The exact origin of Martial Arts in general is obscure though there
are a number of historical theories. However, the most credible and traditional view is that
Martial Arts originated not in any one country but in almost all parts of the globe as a
primitive people needed them.
The ancestral art of the Korean Tang Soo Do can be traced back to the period of the three kingdoms.
At that time Korea was divided into three kingdoms. Goguryeo was founded 37 BC in Northern Korea.
The Silla Dynasty was founded in 57 BC in the Southeast peninsula and Baekje was founded in 18 BC.
The era of the 3 kingdoms lasted for four centuries during which Korean Arts and culture flourished.
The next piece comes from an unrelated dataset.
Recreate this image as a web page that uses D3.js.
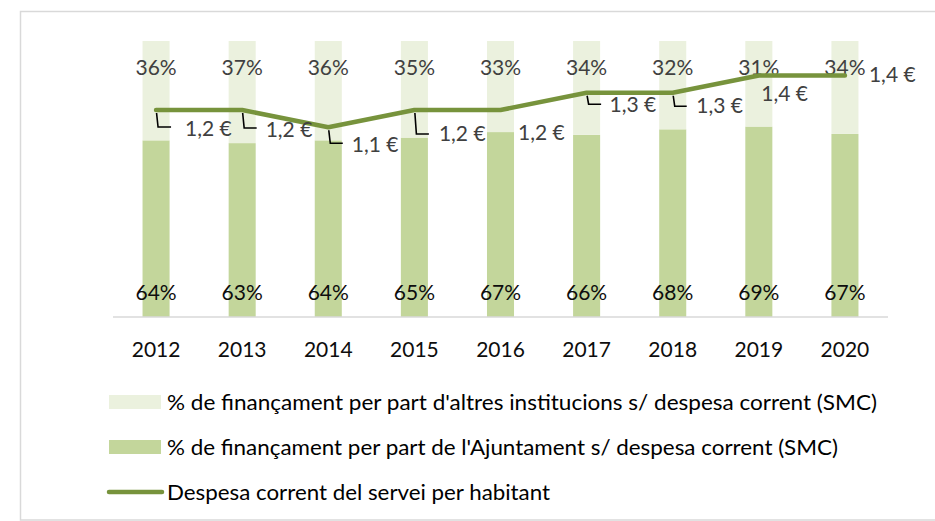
<!DOCTYPE html>
<html>
<head>
<meta charset="utf-8">
<script src="https://cdn.jsdelivr.net/npm/d3@7"></script>
<style>
  body { margin: 0; background: #fff; }
  text { font-family: Lato, "Open Sans", sans-serif; }
</style>
</head>
<body>
<div id="chart"></div>
<script>
// data
const years = ["2012", "2013", "2014", "2015", "2016", "2017", "2018", "2019", "2020"]
const ajuntament = [64, 63, 64, 65, 67, 66, 68, 69, 67]   // % financed by the council
const altres = [36, 37, 36, 35, 33, 34, 32, 31, 34]        // % financed by other institutions
const despesa = [1.2, 1.2, 1.1, 1.2, 1.2, 1.3, 1.3, 1.4, 1.4] // € per inhabitant
const legendLabels = [
  "%  de finançament per part d'altres institucions s/ despesa corrent (SMC)",
  "% de finançament per part de l'Ajuntament s/ despesa corrent (SMC)",
  "Despesa corrent del servei per habitant"
]

// label placement for the € labels (offset from point, leader line or not)
const euroLabelPos = [
  {dx: 29, dy: 26, lead: [17, 15]},
  {dx: 23.5, dy: 26.5, lead: [18, 14.5]},
  {dx: 23.5, dy: 24.5, lead: [16, 14.5]},
  {dx: 24.5, dy: 30.5, lead: [24, 14.5]},
  {dx: 17.5, dy: 30, lead: null},
  {dx: 23, dy: 19, lead: [11.5, 14.5]},
  {dx: 23.5, dy: 20.5, lead: [13.5, 14]},
  {dx: 2.5, dy: 25.5, lead: null},
  {dx: 24, dy: 6.5, lead: null}
]

const colors = {light: "#EBF1DE", mid: "#C3D69B", line: "#77933C"}

const W = 935, H = 521
const svg = d3.select("#chart").append("svg")
  .attr("width", W).attr("height", H)

// chart frame
svg.append("rect")
  .attr("x", 20.5).attr("y", 11.5)
  .attr("width", 940).attr("height", 508.5)
  .attr("fill", "none").attr("stroke", "#D9D9D9").attr("stroke-width", 1.5)

const plot = {left: 113, right: 888, top: 41, bottom: 317}

const x = d3.scaleBand().domain(years)
  .range([plot.left, plot.right])
  .paddingInner(0.686).paddingOuter(0.343)
const y = d3.scaleLinear().domain([0, 1]).range([plot.bottom, plot.top])
const y2 = d3.scaleLinear().domain([0, 1.6]).range([plot.bottom, plot.top])

const rows = years.map((yr, i) => ({year: yr, ajuntament: ajuntament[i], altres: altres[i]}))
const stacked = d3.stack().keys(["ajuntament", "altres"]).offset(d3.stackOffsetExpand)(rows)
const fill = {ajuntament: colors.mid, altres: colors.light}

svg.append("g").selectAll("g")
  .data(stacked)
  .join("g")
  .attr("fill", d => fill[d.key])
  .selectAll("rect")
  .data(d => d)
  .join("rect")
  .attr("x", d => x(d.data.year))
  .attr("y", d => y(d[1]))
  .attr("width", x.bandwidth())
  .attr("height", d => y(d[0]) - y(d[1]))

// x axis
const xAxis = svg.append("g")
  .attr("transform", `translate(0,${plot.bottom})`)
  .call(d3.axisBottom(x).tickSize(0).tickPadding(25))
xAxis.select(".domain").attr("stroke", "#D9D9D9").attr("stroke-width", 1.5)
  .attr("d", `M${plot.left},0H${plot.right}`)
xAxis.selectAll("text")
  .attr("font-size", 21).attr("fill", "#0d0d0d")
  .attr("font-family", "Lato, sans-serif")

const cx = yr => x(yr) + x.bandwidth() / 2

// % labels
svg.append("g").selectAll("text")
  .data(altres)
  .join("text")
  .attr("x", (d, i) => cx(years[i]))
  .attr("y", 75)
  .attr("text-anchor", "middle")
  .attr("font-size", 21).attr("fill", "#404040")
  .text(d => d + "%")

svg.append("g").selectAll("text")
  .data(ajuntament)
  .join("text")
  .attr("x", (d, i) => cx(years[i]))
  .attr("y", 300)
  .attr("text-anchor", "middle")
  .attr("font-size", 21).attr("fill", "#0d0d0d")
  .text(d => d + "%")

// line
const line = d3.line()
  .x((d, i) => cx(years[i]))
  .y(d => y2(d))
svg.append("path")
  .datum(despesa)
  .attr("d", line)
  .attr("fill", "none")
  .attr("stroke", colors.line)
  .attr("stroke-width", 4.5)
  .attr("stroke-linecap", "round")
  .attr("stroke-linejoin", "round")

// € labels with leader lines
const lab = svg.append("g")
despesa.forEach((v, i) => {
  const px = cx(years[i]), py = y2(v), p = euroLabelPos[i]
  if (p.lead) {
    lab.append("path")
      .attr("d", `M${px + 0.5},${py + 3}L${px + 2},${py + p.lead[0]}H${px + p.lead[1]}`)
      .attr("fill", "none").attr("stroke", "#000").attr("stroke-width", 1.6)
  }
  lab.append("text")
    .attr("x", px + p.dx).attr("y", py + p.dy)
    .attr("font-size", 21).attr("fill", "#404040")
    .text(d3.format(".1f")(v).replace(".", ",") + " €")
})

// legend
const legendY = [402, 447, 492]
const legendEnd = [877, 838, 550]
const lg = svg.append("g")
legendLabels.forEach((t, i) => {
  if (i < 2) {
    lg.append("rect")
      .attr("x", 109).attr("y", legendY[i] - 7)
      .attr("width", 52).attr("height", 14)
      .attr("fill", i === 0 ? colors.light : colors.mid)
  } else {
    lg.append("line")
      .attr("x1", 109).attr("x2", 162)
      .attr("y1", legendY[i]).attr("y2", legendY[i])
      .attr("stroke", colors.line).attr("stroke-width", 4.5)
      .attr("stroke-linecap", "round")
  }
  lg.append("text")
    .attr("x", 167).attr("y", legendY[i] + 8)
    .attr("font-size", 21).attr("fill", "#000")
    .attr("textLength", legendEnd[i] - 167)
    .attr("lengthAdjust", "spacingAndGlyphs")
    .text(t)
})
</script>
</body>
</html>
Many murals and statues from this period depict warriors in poses that resemble many stances seen in
Modern Tang Soo Do.
During the 7th Century Silla joined forces with the Tang Dynasty of China to over throw Paekche and Goguryeo.
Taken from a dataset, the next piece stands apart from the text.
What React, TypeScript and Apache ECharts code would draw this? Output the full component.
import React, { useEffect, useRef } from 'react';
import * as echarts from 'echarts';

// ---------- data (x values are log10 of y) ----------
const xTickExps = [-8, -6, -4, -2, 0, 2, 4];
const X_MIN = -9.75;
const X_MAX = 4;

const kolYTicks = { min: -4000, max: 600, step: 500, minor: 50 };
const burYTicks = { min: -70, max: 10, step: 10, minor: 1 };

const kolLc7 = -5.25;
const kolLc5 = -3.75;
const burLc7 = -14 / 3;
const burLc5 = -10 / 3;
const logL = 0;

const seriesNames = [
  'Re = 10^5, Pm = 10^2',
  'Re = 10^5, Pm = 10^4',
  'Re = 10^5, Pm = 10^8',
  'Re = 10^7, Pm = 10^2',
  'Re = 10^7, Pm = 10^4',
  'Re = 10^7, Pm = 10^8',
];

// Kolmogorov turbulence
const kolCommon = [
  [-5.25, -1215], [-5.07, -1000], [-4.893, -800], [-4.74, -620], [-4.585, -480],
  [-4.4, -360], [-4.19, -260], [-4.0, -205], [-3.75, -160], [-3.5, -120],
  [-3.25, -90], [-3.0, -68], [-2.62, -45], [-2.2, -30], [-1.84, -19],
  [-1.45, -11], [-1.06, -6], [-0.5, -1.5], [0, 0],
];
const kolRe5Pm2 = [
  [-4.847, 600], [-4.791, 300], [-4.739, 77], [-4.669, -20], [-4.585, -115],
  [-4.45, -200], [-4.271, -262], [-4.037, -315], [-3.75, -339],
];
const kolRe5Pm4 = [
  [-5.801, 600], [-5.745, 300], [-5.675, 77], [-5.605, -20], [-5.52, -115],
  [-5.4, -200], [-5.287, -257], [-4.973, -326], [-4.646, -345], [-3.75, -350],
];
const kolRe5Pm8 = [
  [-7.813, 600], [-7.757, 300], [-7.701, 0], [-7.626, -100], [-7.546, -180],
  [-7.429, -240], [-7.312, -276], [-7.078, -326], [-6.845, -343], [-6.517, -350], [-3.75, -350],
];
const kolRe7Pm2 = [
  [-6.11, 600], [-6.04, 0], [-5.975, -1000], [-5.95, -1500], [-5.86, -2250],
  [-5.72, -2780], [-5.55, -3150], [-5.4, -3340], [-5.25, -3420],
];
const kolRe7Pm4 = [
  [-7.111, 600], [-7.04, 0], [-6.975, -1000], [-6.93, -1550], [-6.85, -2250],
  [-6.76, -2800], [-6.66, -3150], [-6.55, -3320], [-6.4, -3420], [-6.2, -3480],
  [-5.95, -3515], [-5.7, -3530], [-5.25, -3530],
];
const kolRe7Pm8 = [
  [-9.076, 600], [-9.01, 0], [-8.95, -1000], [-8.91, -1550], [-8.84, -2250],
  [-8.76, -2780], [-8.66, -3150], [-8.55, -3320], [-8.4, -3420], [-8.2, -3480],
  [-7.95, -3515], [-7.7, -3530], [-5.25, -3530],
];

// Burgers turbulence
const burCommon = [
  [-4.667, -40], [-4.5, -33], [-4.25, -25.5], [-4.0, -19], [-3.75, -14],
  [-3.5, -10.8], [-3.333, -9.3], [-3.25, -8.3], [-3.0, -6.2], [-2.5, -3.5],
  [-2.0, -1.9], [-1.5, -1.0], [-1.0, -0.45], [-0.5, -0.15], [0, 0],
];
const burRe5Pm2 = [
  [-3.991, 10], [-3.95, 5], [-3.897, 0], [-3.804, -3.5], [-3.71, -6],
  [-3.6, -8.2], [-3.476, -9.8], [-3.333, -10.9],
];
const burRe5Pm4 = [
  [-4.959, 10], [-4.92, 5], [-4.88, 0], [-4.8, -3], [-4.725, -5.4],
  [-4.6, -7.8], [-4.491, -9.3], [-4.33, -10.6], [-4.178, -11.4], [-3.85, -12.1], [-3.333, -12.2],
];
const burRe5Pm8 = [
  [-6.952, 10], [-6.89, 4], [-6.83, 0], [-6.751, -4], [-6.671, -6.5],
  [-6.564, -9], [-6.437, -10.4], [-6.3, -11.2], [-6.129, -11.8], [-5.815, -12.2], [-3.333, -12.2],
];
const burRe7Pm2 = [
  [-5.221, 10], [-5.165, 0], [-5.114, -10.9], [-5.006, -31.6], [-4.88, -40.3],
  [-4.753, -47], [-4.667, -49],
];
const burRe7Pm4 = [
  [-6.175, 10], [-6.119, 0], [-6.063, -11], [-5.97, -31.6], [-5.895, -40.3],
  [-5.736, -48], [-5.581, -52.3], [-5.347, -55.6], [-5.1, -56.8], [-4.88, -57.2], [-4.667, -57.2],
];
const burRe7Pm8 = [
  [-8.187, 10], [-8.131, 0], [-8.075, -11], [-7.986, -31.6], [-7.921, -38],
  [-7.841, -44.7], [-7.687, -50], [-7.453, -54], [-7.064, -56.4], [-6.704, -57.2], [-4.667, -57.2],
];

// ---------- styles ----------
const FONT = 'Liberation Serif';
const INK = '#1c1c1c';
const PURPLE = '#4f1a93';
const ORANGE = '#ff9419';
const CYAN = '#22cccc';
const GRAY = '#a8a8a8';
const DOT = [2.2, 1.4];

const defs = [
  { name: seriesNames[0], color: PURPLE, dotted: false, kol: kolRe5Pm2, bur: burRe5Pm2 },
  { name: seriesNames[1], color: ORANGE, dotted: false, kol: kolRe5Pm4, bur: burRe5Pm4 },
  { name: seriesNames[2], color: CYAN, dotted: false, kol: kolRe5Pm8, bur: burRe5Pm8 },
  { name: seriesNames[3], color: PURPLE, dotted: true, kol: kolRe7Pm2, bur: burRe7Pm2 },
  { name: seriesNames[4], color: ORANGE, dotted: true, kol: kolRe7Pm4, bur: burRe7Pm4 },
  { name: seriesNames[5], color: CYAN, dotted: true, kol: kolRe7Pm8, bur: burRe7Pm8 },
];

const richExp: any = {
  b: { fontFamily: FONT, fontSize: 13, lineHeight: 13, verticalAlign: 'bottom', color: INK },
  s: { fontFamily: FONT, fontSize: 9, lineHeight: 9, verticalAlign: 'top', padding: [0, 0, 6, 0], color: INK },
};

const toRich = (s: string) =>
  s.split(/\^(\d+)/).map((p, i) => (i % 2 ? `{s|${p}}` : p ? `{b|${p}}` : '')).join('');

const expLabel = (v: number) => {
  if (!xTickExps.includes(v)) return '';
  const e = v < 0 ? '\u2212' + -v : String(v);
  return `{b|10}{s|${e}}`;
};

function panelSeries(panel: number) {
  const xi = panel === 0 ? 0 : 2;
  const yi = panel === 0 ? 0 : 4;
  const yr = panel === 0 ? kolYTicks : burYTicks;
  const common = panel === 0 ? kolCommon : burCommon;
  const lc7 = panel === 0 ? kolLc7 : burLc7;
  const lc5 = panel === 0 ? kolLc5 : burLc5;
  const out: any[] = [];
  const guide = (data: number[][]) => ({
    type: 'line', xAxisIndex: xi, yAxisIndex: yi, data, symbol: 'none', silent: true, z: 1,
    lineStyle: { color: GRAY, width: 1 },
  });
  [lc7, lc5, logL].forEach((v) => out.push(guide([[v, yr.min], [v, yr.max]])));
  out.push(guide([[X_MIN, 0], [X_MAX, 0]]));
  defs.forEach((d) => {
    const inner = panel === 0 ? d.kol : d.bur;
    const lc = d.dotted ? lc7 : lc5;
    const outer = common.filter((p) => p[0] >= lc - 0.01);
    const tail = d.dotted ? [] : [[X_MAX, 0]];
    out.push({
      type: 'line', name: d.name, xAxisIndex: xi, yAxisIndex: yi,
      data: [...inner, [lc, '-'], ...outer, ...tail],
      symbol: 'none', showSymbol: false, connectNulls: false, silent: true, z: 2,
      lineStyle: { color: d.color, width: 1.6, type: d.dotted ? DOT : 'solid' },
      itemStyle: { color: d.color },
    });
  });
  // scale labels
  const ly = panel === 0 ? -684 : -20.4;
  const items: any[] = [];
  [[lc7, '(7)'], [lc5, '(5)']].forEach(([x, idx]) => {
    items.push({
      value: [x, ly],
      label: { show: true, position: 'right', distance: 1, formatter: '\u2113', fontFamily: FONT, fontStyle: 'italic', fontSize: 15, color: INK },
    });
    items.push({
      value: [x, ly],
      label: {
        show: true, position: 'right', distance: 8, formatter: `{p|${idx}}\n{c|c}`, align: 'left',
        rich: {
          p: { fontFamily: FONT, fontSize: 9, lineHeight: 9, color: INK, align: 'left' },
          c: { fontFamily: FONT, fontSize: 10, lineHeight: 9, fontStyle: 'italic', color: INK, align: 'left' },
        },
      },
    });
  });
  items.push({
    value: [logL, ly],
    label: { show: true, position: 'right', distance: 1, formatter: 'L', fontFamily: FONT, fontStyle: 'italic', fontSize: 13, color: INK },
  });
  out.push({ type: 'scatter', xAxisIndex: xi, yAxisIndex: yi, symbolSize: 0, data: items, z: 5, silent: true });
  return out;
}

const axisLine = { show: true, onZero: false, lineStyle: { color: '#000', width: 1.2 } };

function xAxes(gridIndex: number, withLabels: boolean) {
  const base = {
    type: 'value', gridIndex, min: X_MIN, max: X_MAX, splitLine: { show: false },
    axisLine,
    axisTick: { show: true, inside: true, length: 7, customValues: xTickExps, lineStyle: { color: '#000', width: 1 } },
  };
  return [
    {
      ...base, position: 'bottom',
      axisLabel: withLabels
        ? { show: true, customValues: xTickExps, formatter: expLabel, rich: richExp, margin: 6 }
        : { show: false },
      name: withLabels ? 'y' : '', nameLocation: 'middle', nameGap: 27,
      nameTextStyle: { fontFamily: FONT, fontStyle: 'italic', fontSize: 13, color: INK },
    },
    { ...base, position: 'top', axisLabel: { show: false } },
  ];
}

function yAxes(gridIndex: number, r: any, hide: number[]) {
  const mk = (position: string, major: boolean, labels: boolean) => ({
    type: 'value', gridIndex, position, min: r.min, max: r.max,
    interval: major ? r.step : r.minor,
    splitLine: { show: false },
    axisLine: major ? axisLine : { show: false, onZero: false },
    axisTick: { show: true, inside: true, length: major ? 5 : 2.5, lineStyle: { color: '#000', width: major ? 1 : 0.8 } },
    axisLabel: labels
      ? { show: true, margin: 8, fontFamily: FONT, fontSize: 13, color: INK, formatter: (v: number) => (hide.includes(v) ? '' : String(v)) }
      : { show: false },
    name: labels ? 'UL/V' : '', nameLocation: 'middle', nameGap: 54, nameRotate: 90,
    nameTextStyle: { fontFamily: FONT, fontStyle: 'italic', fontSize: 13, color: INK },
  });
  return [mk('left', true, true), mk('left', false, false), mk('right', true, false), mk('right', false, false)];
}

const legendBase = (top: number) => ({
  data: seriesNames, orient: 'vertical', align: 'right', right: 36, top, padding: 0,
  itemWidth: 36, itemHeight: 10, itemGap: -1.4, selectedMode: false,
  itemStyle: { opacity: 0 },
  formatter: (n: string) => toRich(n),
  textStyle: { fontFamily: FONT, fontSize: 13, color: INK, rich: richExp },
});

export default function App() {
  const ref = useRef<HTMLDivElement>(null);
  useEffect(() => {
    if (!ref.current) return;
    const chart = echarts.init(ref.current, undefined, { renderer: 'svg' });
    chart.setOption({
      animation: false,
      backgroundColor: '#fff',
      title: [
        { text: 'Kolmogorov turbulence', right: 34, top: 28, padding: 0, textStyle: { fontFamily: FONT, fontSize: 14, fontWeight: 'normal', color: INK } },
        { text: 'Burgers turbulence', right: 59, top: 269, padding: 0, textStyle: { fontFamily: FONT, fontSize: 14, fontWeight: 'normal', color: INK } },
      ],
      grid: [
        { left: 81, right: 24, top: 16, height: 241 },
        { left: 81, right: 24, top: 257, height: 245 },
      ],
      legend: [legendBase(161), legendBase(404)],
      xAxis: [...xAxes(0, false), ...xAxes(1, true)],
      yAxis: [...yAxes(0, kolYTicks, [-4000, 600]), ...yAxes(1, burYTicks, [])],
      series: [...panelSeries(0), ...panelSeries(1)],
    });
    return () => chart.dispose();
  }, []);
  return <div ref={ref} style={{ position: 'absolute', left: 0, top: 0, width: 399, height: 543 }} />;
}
But the Chinese had other ambitions to take over and control Silla. This was not to be. The Sill army was able
to repel the Chinese and went on to unify the entire peninsula.
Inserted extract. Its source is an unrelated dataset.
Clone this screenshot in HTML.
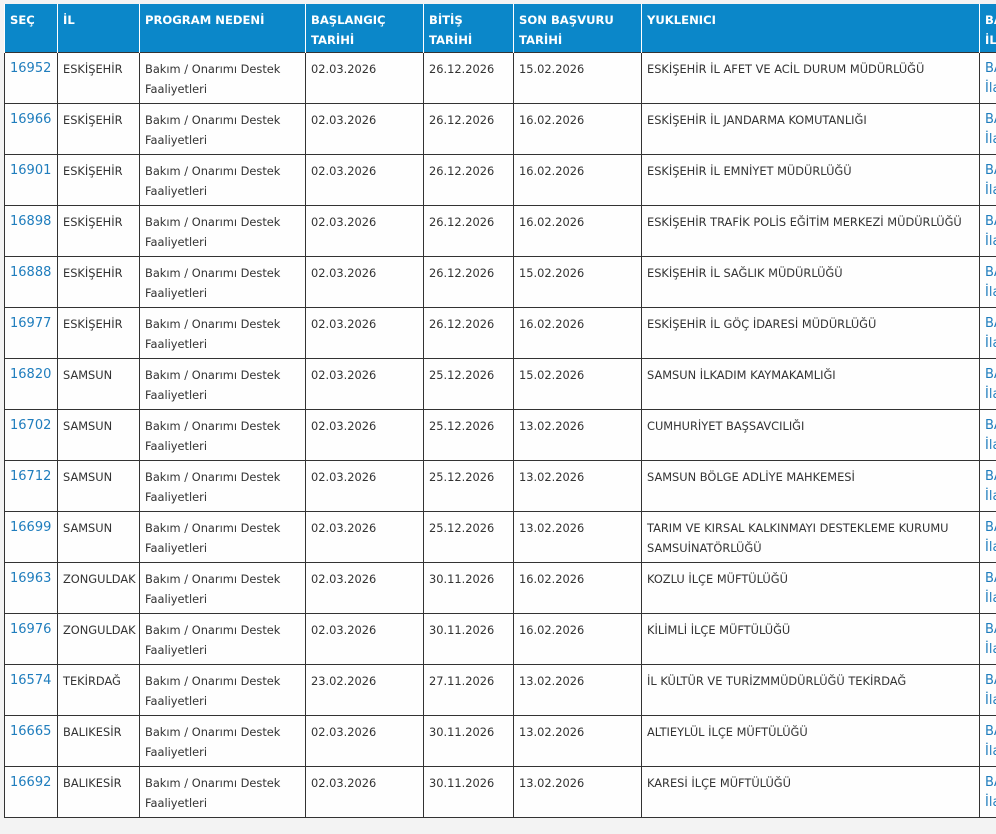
<!DOCTYPE html>
<html><head><meta charset="utf-8"><style>
html,body{margin:0;width:996px;height:834px;overflow:hidden;}
body{background:#f3f3f3;font-family:"DejaVu Sans","Liberation Sans",sans-serif;position:relative;}
#w{position:absolute;left:0;top:0;width:996px;height:834px;overflow:hidden;}
table{position:absolute;left:4px;top:4px;border-collapse:collapse;table-layout:fixed;width:1050px;}
th{background:#0b87c9;color:#fff;font-size:11.6px;font-weight:bold;text-align:left;vertical-align:top;padding:6px 5px 0 5px;height:42px;line-height:20px;border-left:1px solid #fff;}
td{background:rgba(255,255,255,0.85);font-size:11.4px;color:#333;vertical-align:top;padding:6px 5px 0 5px;height:44px;line-height:20px;border:1px solid #333;overflow:hidden;}
td.n{color:#1f7dbd;font-size:13px;}
td.l{color:#1f7dbd;font-size:13px;}
</style></head><body><div id="w">
<table>
<colgroup><col style="width:53px"><col style="width:82px"><col style="width:166px"><col style="width:118px"><col style="width:90px"><col style="width:128px"><col style="width:338px"><col style="width:75px"></colgroup>
<tr><th>SEÇ</th><th>İL</th><th>PROGRAM NEDENİ</th><th>BAŞLANGIÇ TARİHİ</th><th>BİTİŞ<br>TARİHİ</th><th>SON BAŞVURU TARİHİ</th><th>YUKLENICI</th><th>BAŞVURU İLANI</th></tr>
<tr><td class="n">16952</td><td>ESKİŞEHİR</td><td>Bakım / Onarımı Destek Faaliyetleri</td><td>02.03.2026</td><td>26.12.2026</td><td>15.02.2026</td><td>ESKİŞEHİR İL AFET VE ACİL DURUM MÜDÜRLÜĞÜ</td><td class="l">BAŞVURU İlanı</td></tr>
<tr><td class="n">16966</td><td>ESKİŞEHİR</td><td>Bakım / Onarımı Destek Faaliyetleri</td><td>02.03.2026</td><td>26.12.2026</td><td>16.02.2026</td><td>ESKİŞEHİR İL JANDARMA KOMUTANLIĞI</td><td class="l">BAŞVURU İlanı</td></tr>
<tr><td class="n">16901</td><td>ESKİŞEHİR</td><td>Bakım / Onarımı Destek Faaliyetleri</td><td>02.03.2026</td><td>26.12.2026</td><td>16.02.2026</td><td>ESKİŞEHİR İL EMNİYET MÜDÜRLÜĞÜ</td><td class="l">BAŞVURU İlanı</td></tr>
<tr><td class="n">16898</td><td>ESKİŞEHİR</td><td>Bakım / Onarımı Destek Faaliyetleri</td><td>02.03.2026</td><td>26.12.2026</td><td>16.02.2026</td><td>ESKİŞEHİR TRAFİK POLİS EĞİTİM MERKEZİ MÜDÜRLÜĞÜ</td><td class="l">BAŞVURU İlanı</td></tr>
<tr><td class="n">16888</td><td>ESKİŞEHİR</td><td>Bakım / Onarımı Destek Faaliyetleri</td><td>02.03.2026</td><td>26.12.2026</td><td>15.02.2026</td><td>ESKİŞEHİR İL SAĞLIK MÜDÜRLÜĞÜ</td><td class="l">BAŞVURU İlanı</td></tr>
<tr><td class="n">16977</td><td>ESKİŞEHİR</td><td>Bakım / Onarımı Destek Faaliyetleri</td><td>02.03.2026</td><td>26.12.2026</td><td>16.02.2026</td><td>ESKİŞEHİR İL GÖÇ İDARESİ MÜDÜRLÜĞÜ</td><td class="l">BAŞVURU İlanı</td></tr>
<tr><td class="n">16820</td><td>SAMSUN</td><td>Bakım / Onarımı Destek Faaliyetleri</td><td>02.03.2026</td><td>25.12.2026</td><td>15.02.2026</td><td>SAMSUN İLKADIM KAYMAKAMLIĞI</td><td class="l">BAŞVURU İlanı</td></tr>
<tr><td class="n">16702</td><td>SAMSUN</td><td>Bakım / Onarımı Destek Faaliyetleri</td><td>02.03.2026</td><td>25.12.2026</td><td>13.02.2026</td><td>CUMHURİYET BAŞSAVCILIĞI</td><td class="l">BAŞVURU İlanı</td></tr>
<tr><td class="n">16712</td><td>SAMSUN</td><td>Bakım / Onarımı Destek Faaliyetleri</td><td>02.03.2026</td><td>25.12.2026</td><td>13.02.2026</td><td>SAMSUN BÖLGE ADLİYE MAHKEMESİ</td><td class="l">BAŞVURU İlanı</td></tr>
<tr><td class="n">16699</td><td>SAMSUN</td><td>Bakım / Onarımı Destek Faaliyetleri</td><td>02.03.2026</td><td>25.12.2026</td><td>13.02.2026</td><td>TARIM VE KIRSAL KALKINMAYI DESTEKLEME KURUMU SAMSUİNATÖRLÜĞÜ</td><td class="l">BAŞVURU İlanı</td></tr>
<tr><td class="n">16963</td><td>ZONGULDAK</td><td>Bakım / Onarımı Destek Faaliyetleri</td><td>02.03.2026</td><td>30.11.2026</td><td>16.02.2026</td><td>KOZLU İLÇE MÜFTÜLÜĞÜ</td><td class="l">BAŞVURU İlanı</td></tr>
<tr><td class="n">16976</td><td>ZONGULDAK</td><td>Bakım / Onarımı Destek Faaliyetleri</td><td>02.03.2026</td><td>30.11.2026</td><td>16.02.2026</td><td>KİLİMLİ İLÇE MÜFTÜLÜĞÜ</td><td class="l">BAŞVURU İlanı</td></tr>
<tr><td class="n">16574</td><td>TEKİRDAĞ</td><td>Bakım / Onarımı Destek Faaliyetleri</td><td>23.02.2026</td><td>27.11.2026</td><td>13.02.2026</td><td>İL KÜLTÜR VE TURİZMMÜDÜRLÜĞÜ TEKİRDAĞ</td><td class="l">BAŞVURU İlanı</td></tr>
<tr><td class="n">16665</td><td>BALIKESİR</td><td>Bakım / Onarımı Destek Faaliyetleri</td><td>02.03.2026</td><td>30.11.2026</td><td>13.02.2026</td><td>ALTIEYLÜL İLÇE MÜFTÜLÜĞÜ</td><td class="l">BAŞVURU İlanı</td></tr>
<tr><td class="n">16692</td><td>BALIKESİR</td><td>Bakım / Onarımı Destek Faaliyetleri</td><td>02.03.2026</td><td>30.11.2026</td><td>13.02.2026</td><td>KARESİ İLÇE MÜFTÜLÜĞÜ</td><td class="l">BAŞVURU İlanı</td></tr>
</table>
</div></body></html>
The Hwa Rang Warriors were a key component of the Silla military system during the dynasty. The Hwa Rang loosely
translated as 'flowering manhood' were a paramilitary organization of aristocratic youths devoted to serving their
King and Country. Members of this organization lived together studying arts, cultures and training in all forms of
military combat including a weaponless fighting system called Soo (hand) Bahk (hard) hand techniques. The empty hand
fighting of the Hwa Rang Warriors was known for blending the hard and soft with the straight and circular attacks.
The Hwa Rang followed a five part code of honour written by the Monk Won Kwang approximately 1,800 years ago.
Tang Soo Do became very popular among the military society. However, moat importantly this art also became very popular
with the general public. In those days it was called Kwon Bop, Tae Kyun, Soo Bahk , Tang Soo.
The very first complete Martial Arts book was written at this time. This book is called Mooyae Dobo Tongji. It was written
in 1709 and contains illustrations that substantiate the theory that Soo Bahk Ki the formal name of Tang Soo Do had
developed quickly into a sophisticated art of combat techniques.